女性という約半数の読者が途中で読むのをやめさせかねない、場合によっては肖像権の侵害などで出版が止められるような作品に対して、貴方は作家の能力の高低ではないから新人賞に通せというのでしょうか? そこで作家と出版社が負うリスクは貴方が背負ってくれるのでしょうか?
貴方は上記エントリにおいて『幻想回帰のアリュージョニスト』の思想と作家の能力を完全に切りわけて記述できていますか? 作家の能力ではなく作家の誠実さを問いただしたということでしょうか? ならば小川氏や楠本氏が、自分たちは作家の能力ではなく作家の誠実さを問うたのだとツイートやnoteで明言すれば貴方は納得するのでしょうか?


ここで少し別の話として、単純に読者の多寡で考えると、仮に市場が差別的な思想の読者ばかりであれば、差別的な作品のほうが当面は商業的に成功するのかもしれません。
だから将来についても語っている楠本氏の問題提起は、読者への信頼も込みで読むべきだと思います。それに、そのような現在の市場への適合率を作家の能力の唯一の基準とは貴方も考えないでしょう?

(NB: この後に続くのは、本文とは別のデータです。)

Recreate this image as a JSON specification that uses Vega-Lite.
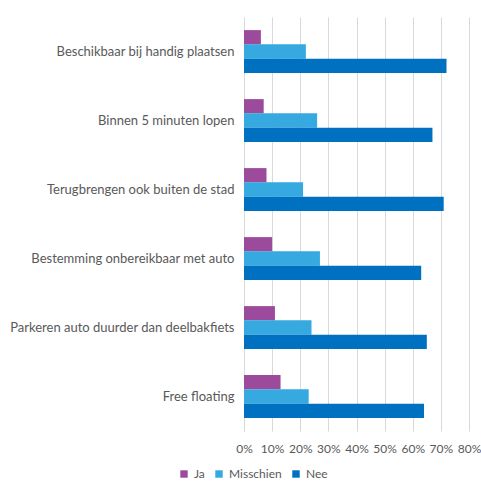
{
  "$schema": "https://vega.github.io/schema/vega-lite/v6.json",
  "autosize": "none",
  "width": 225,
  "height": 414,
  "padding": {"left": 244, "top": 17, "right": 12, "bottom": 51},
  "background": "white",
  "data": {"values": [
    {"cat": "Beschikbaar bij handig plaatsen", "s": "Ja", "v": 0.06},
    {"cat": "Beschikbaar bij handig plaatsen", "s": "Misschien", "v": 0.22},
    {"cat": "Beschikbaar bij handig plaatsen", "s": "Nee", "v": 0.72},
    {"cat": "Binnen 5 minuten lopen", "s": "Ja", "v": 0.07},
    {"cat": "Binnen 5 minuten lopen", "s": "Misschien", "v": 0.26},
    {"cat": "Binnen 5 minuten lopen", "s": "Nee", "v": 0.67},
    {"cat": "Terugbrengen ook buiten de stad", "s": "Ja", "v": 0.08},
    {"cat": "Terugbrengen ook buiten de stad", "s": "Misschien", "v": 0.21},
    {"cat": "Terugbrengen ook buiten de stad", "s": "Nee", "v": 0.71},
    {"cat": "Bestemming onbereikbaar met auto", "s": "Ja", "v": 0.10},
    {"cat": "Bestemming onbereikbaar met auto", "s": "Misschien", "v": 0.27},
    {"cat": "Bestemming onbereikbaar met auto", "s": "Nee", "v": 0.63},
    {"cat": "Parkeren auto duurder dan deelbakfiets", "s": "Ja", "v": 0.11},
    {"cat": "Parkeren auto duurder dan deelbakfiets", "s": "Misschien", "v": 0.24},
    {"cat": "Parkeren auto duurder dan deelbakfiets", "s": "Nee", "v": 0.65},
    {"cat": "Free floating", "s": "Ja", "v": 0.13},
    {"cat": "Free floating", "s": "Misschien", "v": 0.23},
    {"cat": "Free floating", "s": "Nee", "v": 0.64}
  ]},
  "mark": {"type": "bar"},
  "encoding": {
    "y": {
      "field": "cat", "type": "nominal", "sort": null, "title": null,
      "scale": {"paddingInner": 0.38, "paddingOuter": 0.19},
      "axis": {"domain": true, "domainColor": "#D9D9D9", "ticks": false, "labelPadding": 10, "labelFont": "Lato", "labelFontSize": 13, "labelColor": "#595959", "labelLimit": 260}
    },
    "yOffset": {"field": "s", "type": "nominal", "sort": ["Ja", "Misschien", "Nee"]},
    "x": {
      "field": "v", "type": "quantitative", "title": null,
      "scale": {"domain": [0, 0.8]},
      "axis": {"format": ".0%", "values": [0,0.1,0.2,0.3,0.4,0.5,0.6,0.7,0.8], "labelOverlap": false, "labelFlush": false, "domain": false, "ticks": false, "grid": true, "gridColor": "#D9D9D9", "labelPadding": 12, "labelFont": "Lato", "labelFontSize": 12, "labelColor": "#595959"}
    },
    "color": {
      "field": "s", "type": "nominal", "sort": ["Ja", "Misschien", "Nee"],
      "scale": {"domain": ["Ja", "Misschien", "Nee"], "range": ["#9B4A9C", "#36A9E0", "#0070C0"]},
      "legend": {"title": null, "orient": "none", "legendX": -66, "legendY": 451, "direction": "horizontal", "symbolType": "square", "symbolSize": 55, "labelFont": "Lato", "labelFontSize": 12, "labelColor": "#595959", "columnPadding": 8, "labelOffset": 4, "symbolOffset": 0}
    }
  },
  "config": {"view": {"stroke": null}}
}
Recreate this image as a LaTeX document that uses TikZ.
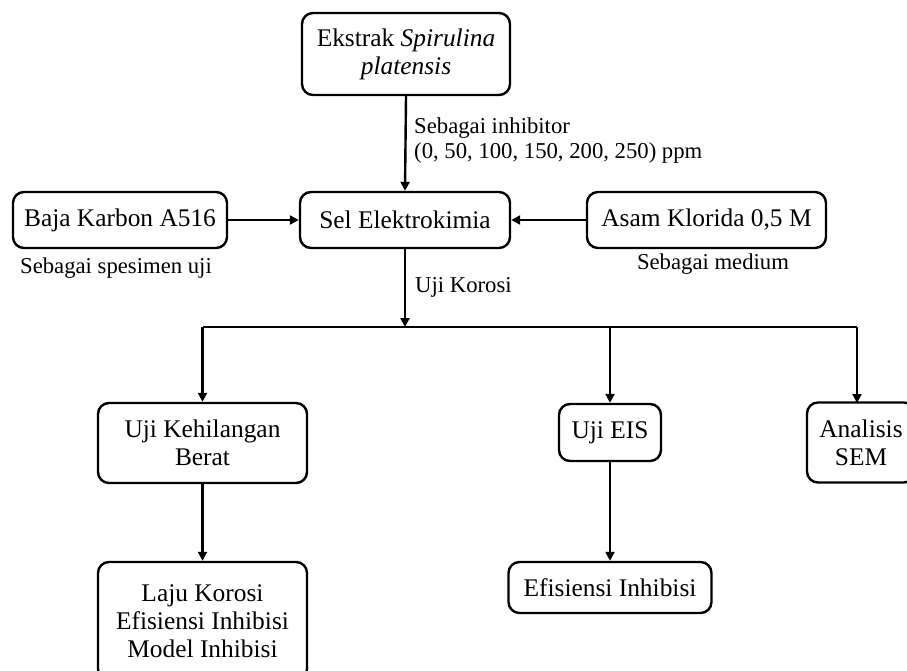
\documentclass[tikz,border=0pt]{standalone}
\usepackage{fontspec}
\setmainfont{Liberation Serif}
\usetikzlibrary{arrows.meta}

\begin{document}
\begin{tikzpicture}[
    x=1pt, y=-1pt,
    line width=2.4pt,
    % Stil kotak proses
    proc/.style={draw, rounded corners=11pt, align=center, inner sep=0pt,
        font=\fontsize{25.4}{28}\selectfont},
    % Stil keterangan di samping panah
    note/.style={align=left, inner sep=0pt, font=\fontsize{22.7}{25}\selectfont},
    % Stil panah
    arr/.style={-{Triangle[length=9pt,width=9pt]}}
]
\clip (0,0) rectangle (907,671);

% --- BARIS ATAS ---
\node[proc, minimum width=208pt, minimum height=82pt] (ekstrak) at (406,54)
    {Ekstrak \textit{Spirulina}\\\textit{platensis}};

% --- BARIS TENGAH ---
\node[proc, minimum width=210pt, minimum height=56pt] (sel) at (405,220) {Sel Elektrokimia};
\node[proc, minimum width=214pt, minimum height=56pt] (baja) at (120,220) {Baja Karbon A516};
\node[proc, minimum width=239pt, minimum height=56pt] (asam) at (706.5,220) {Asam Klorida 0,5 M};

% --- CABANG UJI ---
\coordinate (bus) at (405,327);
\node[proc, minimum width=209pt, minimum height=80pt] (kehilangan) at (202.5,443)
    {Uji Kehilangan\\Berat};
\node[proc, minimum width=102pt, minimum height=57pt] (eis) at (610,432.5) {Uji EIS};
\node[proc, minimum width=108pt, minimum height=80pt] (sem) at (861,442.5)
    {Analisis\\SEM};
\coordinate (semtop) at (857,403);

% --- HASIL ---
\node[proc, minimum width=209pt, minimum height=118pt] (laju) at (202.5,621)
    {Laju Korosi\\Efisiensi Inhibisi\\Model Inhibisi};
\node[proc, minimum width=203pt, minimum height=51pt] (efisiensi) at (610,587.5)
    {Efisiensi Inhibisi};

% --- KETERANGAN ---
\node[note, anchor=west] (inhib) at (413,141)
    {Sebagai inhibitor\\(0, 50, 100, 150, 200, 250) ppm};
\node[note, anchor=west] (korosi) at (414,287) {Uji Korosi};
\node[note] (spesimen) at (116,268) {Sebagai spesimen uji};
\node[note] (medium) at (713,264) {Sebagai medium};

% --- PANAH ---
\draw[arr] (ekstrak.south) -- (sel.north);
\draw[arr] (baja) -- (sel);
\draw[arr] (asam) -- (sel);
\draw[arr] (sel.south) -- (bus);
\draw (kehilangan.north |- bus) -- (semtop |- bus);
\draw[arr] (kehilangan.north |- bus) -- (kehilangan.north);
\draw[arr] (eis.north |- bus) -- (eis.north);
\draw[arr] (semtop |- bus) -- (semtop);
\draw[arr] (kehilangan) -- (laju);
\draw[arr] (eis) -- (efisiensi);

\end{tikzpicture}
\end{document}
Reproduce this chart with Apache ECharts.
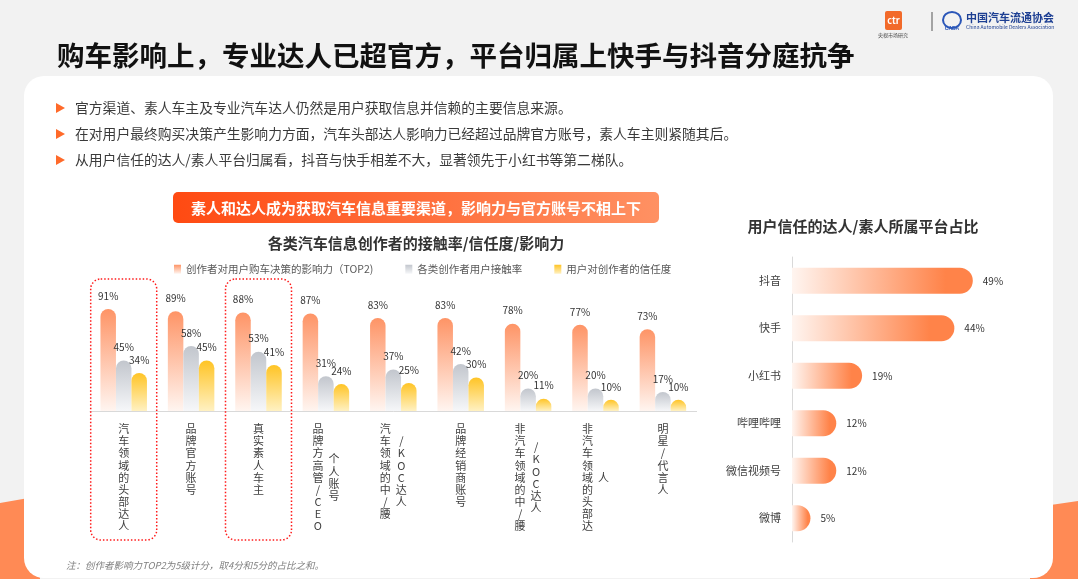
<!DOCTYPE html>
<html><head><meta charset="utf-8">
<script src="https://cdn.jsdelivr.net/npm/echarts@6/dist/echarts.min.js"></script>
<style>html,body{margin:0;padding:0;background:#f2f2f2;}#c{width:1078px;height:579px;}</style>
</head><body><div id="c"></div>
<script>
// ---- data ----
const labelCols = [
  ['汽车领域的头部达人'],
  ['品牌官方账号'],
  ['真实素人车主'],
  ['品牌方高管/CEO', '个人账号'],
  ['汽车领域的中/腰', '/KOC达人'],
  ['品牌经销商账号'],
  ['非汽车领域的中/腰', '/KOC达人'],
  ['非汽车领域的头部达', '人'],
  ['明星/代言人']
];
const categories = labelCols.map(c => c.join(''));
const seriesNames = ['创作者对用户购车决策的影响力（TOP2)', '各类创作者用户接触率', '用户对创作者的信任度'];
const influence = [91, 89, 88, 87, 83, 83, 78, 77, 73];
const reach = [45, 58, 53, 31, 37, 42, 20, 20, 17];
const trust = [34, 45, 41, 24, 25, 30, 11, 10, 10];
const highlighted = ['汽车领域的头部达人', '真实素人车主'];
const platforms = ['抖音', '快手', '小红书', '哔哩哔哩', '微信视频号', '微博'];
const platformShare = [49, 44, 19, 12, 12, 5];
const bullets = [
  '官方渠道、素人车主及专业汽车达人仍然是用户获取信息并信赖的主要信息来源。',
  '在对用户最终购买决策产生影响力方面，汽车头部达人影响力已经超过品牌官方账号，素人车主则紧随其后。',
  '从用户信任的达人/素人平台归属看，抖音与快手相差不大，显著领先于小红书等第二梯队。'
];

// ---- chart ----
const FF = '"Noto Sans CJK SC","Noto Sans",sans-serif';
const chart = echarts.init(document.getElementById('c'));
const LG = echarts.graphic.LinearGradient;
const ROW = 12.1;

const rich = {
  c: {width: 16, align: 'center', lineHeight: ROW, fontSize: 11, color: '#404040', fontFamily: FF},
  l: {width: 16, align: 'center', lineHeight: ROW, fontSize: 11, color: '#404040', fontFamily: FF},
  r: {width: 16, align: 'center', lineHeight: ROW, fontSize: 11, color: '#404040', fontFamily: FF}
};
labelCols.forEach((cols, i) => {
  if (cols.length > 1) {
    const off = (Array.from(cols[0]).length - Array.from(cols[1]).length) * ROW / 2;
    rich['sp' + i] = {lineHeight: off, height: off, fontSize: 1};
  }
});

function col1Fmt(v, i) {
  const cols = labelCols[i];
  const chars = Array.from(cols[0]);
  if (cols.length > 1) return chars.map(ch => '{l|' + ch + '}{r| }').join('\n');
  return chars.map(ch => '{c|' + ch + '}').join('\n');
}
function col2Fmt(v, i) {
  const cols = labelCols[i];
  if (cols.length < 2) return '';
  return '{sp' + i + '| }\n' + Array.from(cols[1]).map(ch => '{r| }{l|' + ch + '}').join('\n');
}

const barColors = [
  [[0, '#fe9466'], [1, '#fff5f0']],
  [[0, '#c2c6cd'], [1, '#f6f7f9']],
  [[0, '#ffc425'], [1, '#fff1c2']]
];
const barData = [influence, reach, trust];

const graphics = [
  {id: 'bg', type: 'rect', z: -5, shape: {x: 0, y: 0, width: 1078, height: 579}, style: {fill: '#f2f2f2'}},
  {id: 'o1', type: 'polygon', z: -4, shape: {points: [[0, 503], [40, 496], [40, 579], [0, 579]]}, style: {fill: '#ff8a55'}},
  {id: 'o2', type: 'polygon', z: -4, shape: {points: [[1030, 508], [1078, 501], [1078, 579], [1030, 579]]}, style: {fill: '#ff8a55'}},
  {id: 'card', type: 'rect', z: -3, shape: {x: 24, y: 76, width: 1029, height: 502, r: 20}, style: {fill: '#ffffff'}},
  {id: 'title', type: 'text', z: 1, style: {x: 57, y: 56, text: '购车影响上，专业达人已超官方，平台归属上快手与抖音分庭抗争', fontSize: 27.5, fontWeight: 'bold', fontFamily: FF, fill: '#111111', textVerticalAlign: 'middle'}},
  // logos
  {id: 'ctr', type: 'rect', z: 1, shape: {x: 885, y: 11, width: 17, height: 19, r: 2}, style: {fill: '#f26a2a'}},
  {id: 'ctrt', type: 'text', z: 2, style: {x: 893.5, y: 21, text: 'ctr', fontSize: 9, fontWeight: 'bold', fill: '#fff', fontFamily: FF, textAlign: 'center', textVerticalAlign: 'middle'}},
  {id: 'ctrs', type: 'text', z: 2, style: {x: 893, y: 35, text: '央视市场研究', fontSize: 5, fill: '#444', fontFamily: FF, textAlign: 'center', textVerticalAlign: 'middle'}},
  {id: 'div', type: 'line', z: 1, shape: {x1: 932, y1: 12, x2: 932, y2: 31}, style: {stroke: '#555', lineWidth: 1}},
  {id: 'emb', type: 'ellipse', z: 1, shape: {cx: 952, cy: 20, rx: 9, ry: 8}, style: {fill: 'none', stroke: '#2a56b8', lineWidth: 2}},
  {id: 'emb2', type: 'text', z: 1, style: {x: 952, y: 29, text: 'CADA', fontSize: 5, fontWeight: 'bold', fill: '#2a56b8', textAlign: 'center', textVerticalAlign: 'middle'}},
  {id: 'cada', type: 'text', z: 1, style: {x: 966, y: 18, text: '中国汽车流通协会', fontSize: 11, fontWeight: 'bold', fill: '#1d3f93', fontFamily: FF, textVerticalAlign: 'middle'}},
  {id: 'cada2', type: 'text', z: 1, style: {x: 966, y: 27, text: 'China Automobile Dealers Association', fontSize: 5, fill: '#1d3f93', fontFamily: FF, textVerticalAlign: 'middle'}},
  // banner
  {id: 'ban', type: 'rect', z: 1, shape: {x: 173, y: 192, width: 486, height: 31, r: 5}, style: {fill: new LG(0, 0, 1, 0, [{offset: 0, color: '#ff4a12'}, {offset: 1, color: '#ff9163'}])}},
  {id: 'bant', type: 'text', z: 2, style: {x: 416, y: 208, text: '素人和达人成为获取汽车信息重要渠道，影响力与官方账号不相上下', fontSize: 15, fontWeight: 'bold', fill: '#ffffff', fontFamily: FF, textAlign: 'center', textVerticalAlign: 'middle'}},
  {id: 'ct1', type: 'text', z: 1, style: {x: 416, y: 243, text: '各类汽车信息创作者的接触率/信任度/影响力', fontSize: 15, fontWeight: 'bold', fill: '#333333', fontFamily: FF, textAlign: 'center', textVerticalAlign: 'middle'}},
  {id: 'ct2', type: 'text', z: 1, style: {x: 863, y: 226, text: '用户信任的达人/素人所属平台占比', fontSize: 15, fontWeight: 'bold', fill: '#333333', fontFamily: FF, textAlign: 'center', textVerticalAlign: 'middle'}},
  {id: 'note', type: 'text', z: 1, style: {x: 66, y: 565, text: '注：创作者影响力TOP2为5级计分，取4分和5分的占比之和。', fontSize: 9.5, fontStyle: 'italic', fill: '#7f7f7f', fontFamily: FF, textVerticalAlign: 'middle'}}
];
bullets.forEach((t, i) => {
  const y = 108 + i * 26;
  graphics.push({id: 'tri' + i, type: 'polygon', z: 1, shape: {points: [[56, y - 5], [65, y], [56, y + 5]]}, style: {fill: '#ff6a2a'}});
  graphics.push({id: 'bt' + i, type: 'text', z: 1, style: {x: 75, y: y, text: t, fontSize: 13.8, fill: '#3a3a3a', fontFamily: FF, textVerticalAlign: 'middle'}});
});

const option = {
  animation: false,
  textStyle: {fontFamily: FF},
  graphic: {elements: graphics},
  legend: {
    left: 169, top: 259, itemWidth: 7, itemHeight: 9, itemGap: 32, icon: 'rect',
    data: seriesNames,
    textStyle: {fontSize: 10.5, color: '#595959', fontFamily: FF}
  },
  grid: [
    {left: 90, top: 299, width: 606.6, height: 112},
    {left: 792, top: 257, width: 221.4, height: 285}
  ],
  xAxis: [
    {type: 'category', gridIndex: 0, data: categories,
      axisLine: {lineStyle: {color: '#d9d9d9'}}, axisTick: {show: false},
      axisLabel: {interval: 0, margin: 12, formatter: col1Fmt, rich: rich}},
    {type: 'category', gridIndex: 0, data: categories, position: 'bottom', offset: 0,
      axisLine: {show: false}, axisTick: {show: false},
      axisLabel: {interval: 0, margin: 12, formatter: col2Fmt, rich: rich}},
    {type: 'value', gridIndex: 1, min: 0, max: 60, show: false}
  ],
  yAxis: [
    {type: 'value', gridIndex: 0, min: 0, max: 100, show: false},
    {type: 'category', gridIndex: 1, data: platforms, inverse: true,
      axisLine: {lineStyle: {color: '#d9d9d9'}}, axisTick: {show: false},
      axisLabel: {margin: 11, fontSize: 11, color: '#404040', fontFamily: FF}}
  ],
  series: barData.map((d, k) => ({
    name: seriesNames[k], type: 'bar', xAxisIndex: 0, yAxisIndex: 0,
    data: d, barWidth: 15.5, barGap: '0%',
    itemStyle: {borderRadius: [8, 8, 0, 0], color: new LG(0, 0, 0, 1, barColors[k].map(s => ({offset: s[0], color: s[1]})))},
    label: {show: true, position: 'top', distance: 8, formatter: '{c}%', fontSize: 10, color: '#333', fontFamily: FF}
  })).concat([{
    name: '平台', type: 'bar', xAxisIndex: 2, yAxisIndex: 1, data: platformShare, barWidth: 26,
    itemStyle: {borderRadius: [0, 13, 13, 0], color: new LG(0, 0, 1, 0, [{offset: 0, color: '#fff5f0'}, {offset: 0.85, color: '#ff8349'}, {offset: 1, color: '#ff8349'}])},
    label: {show: true, position: 'right', distance: 10, formatter: '{c}%', fontSize: 10, color: '#333', fontFamily: FF}
  }])
};
chart.setOption(option);

// dotted highlight boxes around highlighted categories
const boxes = highlighted.map((name, i) => {
  const cx = chart.convertToPixel({xAxisIndex: 0}, name);
  return {id: 'box' + i, type: 'rect', z: 3, shape: {x: cx - 33, y: 279, width: 66, height: 261, r: 10},
    style: {fill: 'none', stroke: '#ff1a1a', lineWidth: 1.5, lineDash: [1.5, 2]}};
});
chart.setOption({graphic: {elements: boxes}});
</script></body></html>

なお、「これが最後」と宣言され、他方で私のコメントも相当の長文になりましたので、特に願われないかぎりコメントは今回を最後といたします。何らかの言及をおこなう場合は、ブログで書いてidコールをおこなうつもりです。

ちなみに、srpglove氏がブログの「お気持ち」というカテゴリに入れているエントリは四つしかない。
お気持ち カテゴリーの記事一覧 - い(い)きる。
私への応答エントリふたつに加えて、『JKハルは異世界で 娼婦になった』という小説について「本音で語る」と宣言した批判エントリと、私も言及したsrpglove氏が小説のモデルにされたと訴えるエントリのみ。
なぜ私自身の気持ちは語っていない私への返答を「お気持ち」というカテゴリに入れたのだろうか。srpglove氏の私に対する主張が「お気持ち」でしかないという告白のつもりというわけでもあるまい。

*1:転載のため、すべて引用符を引用枠にあらためた。